_Goal_
Return every line below in which "this" appears.

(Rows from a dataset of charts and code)
+===+

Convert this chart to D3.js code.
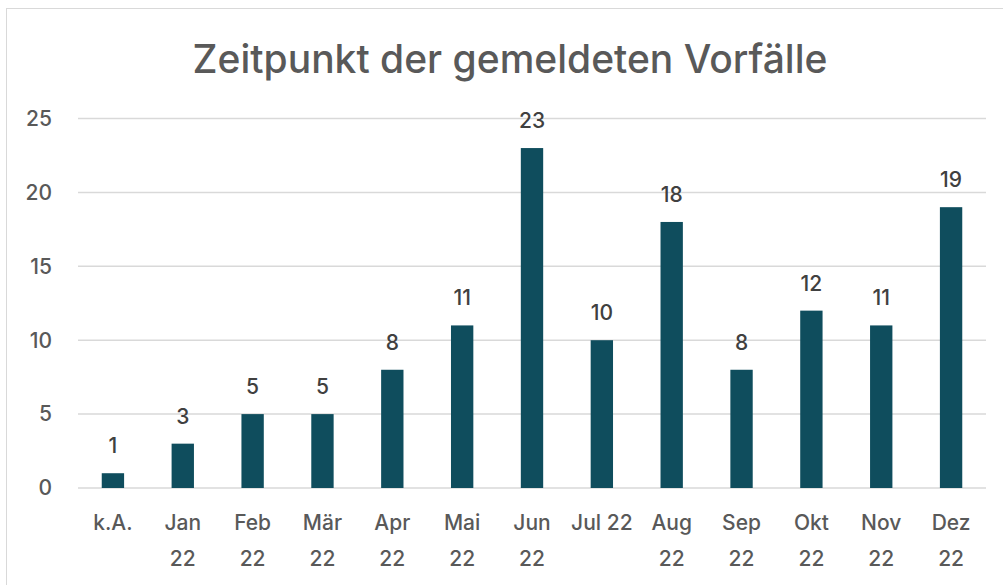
<!DOCTYPE html>
<html>
<head>
<meta charset="utf-8">
<title>Zeitpunkt der gemeldeten Vorfälle</title>
<script src="https://d3js.org/d3.v7.min.js"></script>
<style>
  body { margin: 0; background: #fff; }
  svg text { font-family: Inter, "Open Sans", sans-serif; font-weight: 500; }
</style>
</head>
<body>
<svg id="chart" width="1003" height="585"></svg>
<script>
// data
var categories = ["k.A.", "Jan 22", "Feb 22", "Mär 22", "Apr 22", "Mai 22", "Jun 22",
                  "Jul 22", "Aug 22", "Sep 22", "Okt 22", "Nov 22", "Dez 22"];
// how the category labels wrap in the picture
var labelLines = [["k.A."], ["Jan", "22"], ["Feb", "22"], ["Mär", "22"], ["Apr", "22"],
                  ["Mai", "22"], ["Jun", "22"], ["Jul 22"], ["Aug", "22"], ["Sep", "22"],
                  ["Okt", "22"], ["Nov", "22"], ["Dez", "22"]];
var values = [1, 3, 5, 5, 8, 11, 23, 10, 18, 8, 12, 11, 19];
var yTicks = [0, 5, 10, 15, 20, 25];
var title = "Zeitpunkt der gemeldeten Vorfälle";

var svg = d3.select("#chart");

// outer frame
svg.append("rect")
  .attr("x", 6.5).attr("y", 8.5)
  .attr("width", 1003).attr("height", 590)
  .attr("fill", "none")
  .attr("stroke", "#d9d9d9")
  .attr("stroke-width", 1);

var x = d3.scaleBand()
  .domain(categories)
  .range([78, 986])
  .paddingInner(0.68)
  .paddingOuter(0.34);

var y = d3.scaleLinear()
  .domain([0, 25])
  .range([488, 118.5]);

// title
svg.append("text")
  .attr("x", 510).attr("y", 73)
  .attr("text-anchor", "middle")
  .attr("font-size", 39)
  .attr("fill", "#595959")
  .text(title);

// gridlines
svg.append("g")
  .selectAll("line")
  .data(yTicks)
  .enter()
  .append("line")
    .attr("x1", 78).attr("x2", 986)
    .attr("y1", function(d) { return y(d); })
    .attr("y2", function(d) { return y(d); })
    .attr("stroke", "#d9d9d9")
    .attr("stroke-width", 1.5);

// y labels
svg.append("g")
  .selectAll("text")
  .data(yTicks)
  .enter()
  .append("text")
    .attr("x", 52)
    .attr("y", function(d) { return y(d); })
    .attr("dy", "0.35em")
    .attr("text-anchor", "end")
    .attr("font-size", 21)
    .attr("fill", "#595959")
    .text(function(d) { return d; });

// bars
svg.append("g")
  .selectAll("rect")
  .data(values)
  .enter()
  .append("rect")
    .attr("x", function(d, i) { return x(categories[i]); })
    .attr("y", function(d) { return y(d); })
    .attr("width", x.bandwidth())
    .attr("height", function(d) { return y(0) - y(d); })
    .attr("fill", "#0f4d5d");

// value labels
svg.append("g")
  .selectAll("text")
  .data(values)
  .enter()
  .append("text")
    .attr("x", function(d, i) { return x(categories[i]) + x.bandwidth() / 2; })
    .attr("y", function(d) { return y(d) - 20; })
    .attr("text-anchor", "middle")
    .attr("font-size", 21)
    .attr("fill", "#404040")
    .text(function(d) { return d; });

// category labels
var xl = svg.append("g")
  .selectAll("text")
  .data(categories)
  .enter()
  .append("text")
    .attr("text-anchor", "middle")
    .attr("font-size", 21)
    .attr("fill", "#595959");

xl.selectAll("tspan")
  .data(function(d, i) {
    var cx = x(d) + x.bandwidth() / 2;
    return labelLines[i].map(function(s, j) { return {s: s, cx: cx, j: j}; });
  })
  .enter()
  .append("tspan")
    .attr("x", function(d) { return d.cx; })
    .attr("y", function(d) { return 530 + d.j * 36; })
    .text(function(d) { return d.s; });
</script>
</body>
</html>
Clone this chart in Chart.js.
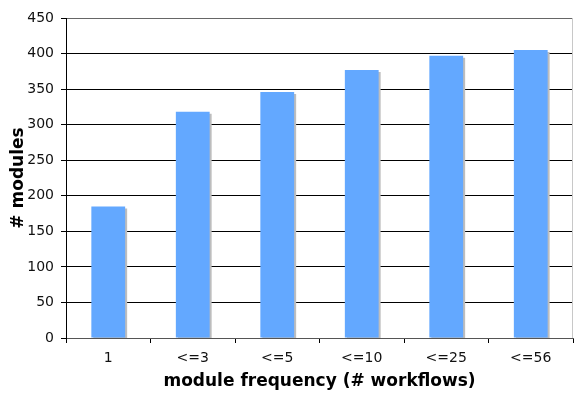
<!DOCTYPE html>
<html>
<head>
<meta charset="utf-8">
<script src="https://cdn.jsdelivr.net/npm/chart.js@4/dist/chart.umd.min.js"></script>
<style>
  html, body { margin: 0; padding: 0; background: #fff; }
  #wrap { width: 574px; height: 395px; }
</style>
</head>
<body>
<div id="wrap"><canvas id="c" width="574" height="395"></canvas></div>
<script>
// Module counts by workflow frequency bucket
const categories = ['1', '<=3', '<=5', '<=10', '<=25', '<=56'];
const moduleCounts = [185, 318, 346, 377, 397, 405];
const yTicks = [0, 50, 100, 150, 200, 250, 300, 350, 400, 450];

const FONT = "'DejaVu Sans', Verdana, sans-serif";

// Drop shadow behind each bar, plus the plot-area frame
const barShadow = {
  id: 'barShadow',
  beforeDatasetDraw(chart) {
    const ctx = chart.ctx;
    ctx.shadowColor = '#bdbdbd';
    ctx.shadowOffsetX = 2;
    ctx.shadowOffsetY = 2;
    ctx.shadowBlur = 0;
  },
  afterDatasetDraw(chart) {
    const ctx = chart.ctx;
    ctx.shadowColor = 'rgba(0,0,0,0)';
    ctx.shadowOffsetX = 0;
    ctx.shadowOffsetY = 0;
  },
  afterDraw(chart) {
    const {ctx, chartArea: a} = chart;
    ctx.save();
    ctx.strokeStyle = '#c8c8c8';
    ctx.lineWidth = 1;
    ctx.beginPath();
    ctx.moveTo(Math.round(a.right) - 0.5, a.top);
    ctx.lineTo(Math.round(a.right) - 0.5, a.bottom);
    ctx.stroke();
    ctx.restore();
  }
};

new Chart(document.getElementById('c'), {
  type: 'bar',
  data: {
    labels: categories,
    datasets: [{
      data: moduleCounts,
      backgroundColor: '#63a8ff',
      borderWidth: 0,
      categoryPercentage: 1.0,
      barPercentage: 0.4,
      clip: 0
    }]
  },
  options: {
    responsive: false,
    animation: false,
    devicePixelRatio: 1,
    layout: { padding: { top: 18, right: 1, left: 0, bottom: 0 } },
    plugins: { legend: { display: false }, tooltip: { enabled: false } },
    scales: {
      x: {
        afterFit(s) { s.height = 57; },
        grid: {
          offset: true,
          drawOnChartArea: false,
          drawTicks: true,
          tickLength: 5,
          tickColor: '#000'
        },
        border: { color: '#555', width: 1 },
        ticks: {
          color: '#111',
          font: { family: FONT, size: 14 },
          padding: 7,
          maxRotation: 0
        },
        title: {
          display: true,
          text: 'module frequency (# workflows)',
          color: '#000',
          font: { family: FONT, size: 17, weight: 'bold' },
          padding: { top: 0, bottom: 3 }
        }
      },
      y: {
        min: 0,
        max: 450,
        afterFit(s) { s.width = 66; },
        afterBuildTicks(s) { s.ticks = yTicks.map(v => ({ value: v })); },
        grid: {
          color: c => (c.tick && c.tick.value === 450 ? '#666' : '#000'),
          lineWidth: 1,
          drawTicks: true,
          tickLength: 5,
          tickColor: '#000'
        },
        border: { color: '#000', width: 1 },
        ticks: {
          color: '#111',
          font: { family: FONT, size: 14 },
          padding: 7
        },
        title: {
          display: true,
          text: '# modules',
          color: '#000',
          font: { family: FONT, size: 17, weight: 'bold' },
          padding: { top: 8, bottom: 0 }
        }
      }
    }
  },
  plugins: [barShadow]
});
</script>
</body>
</html>
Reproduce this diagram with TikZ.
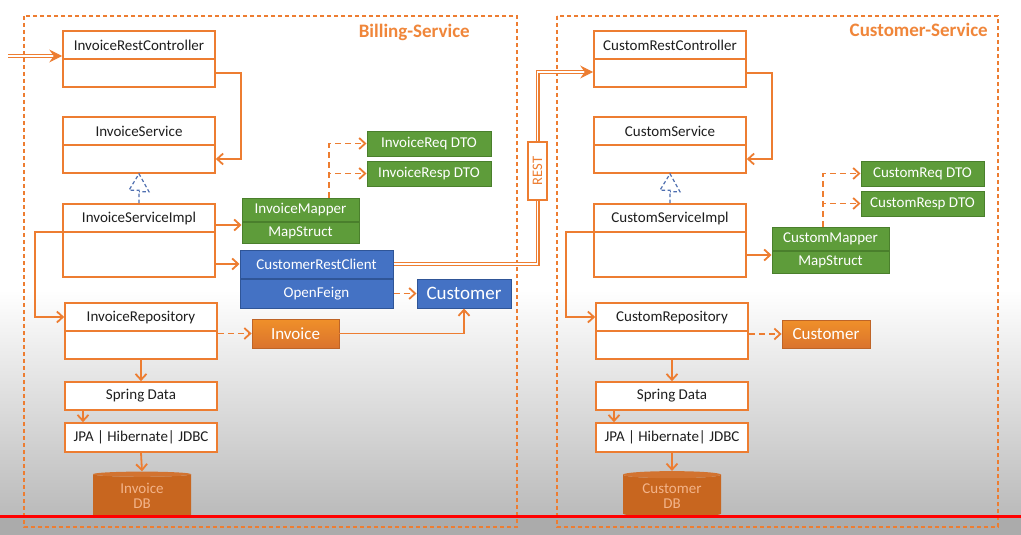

+===+

_Expected output_
Convert this chart to D3.js code.
Clone this chart in Chart.js.
Reproduce this diagram with TikZ.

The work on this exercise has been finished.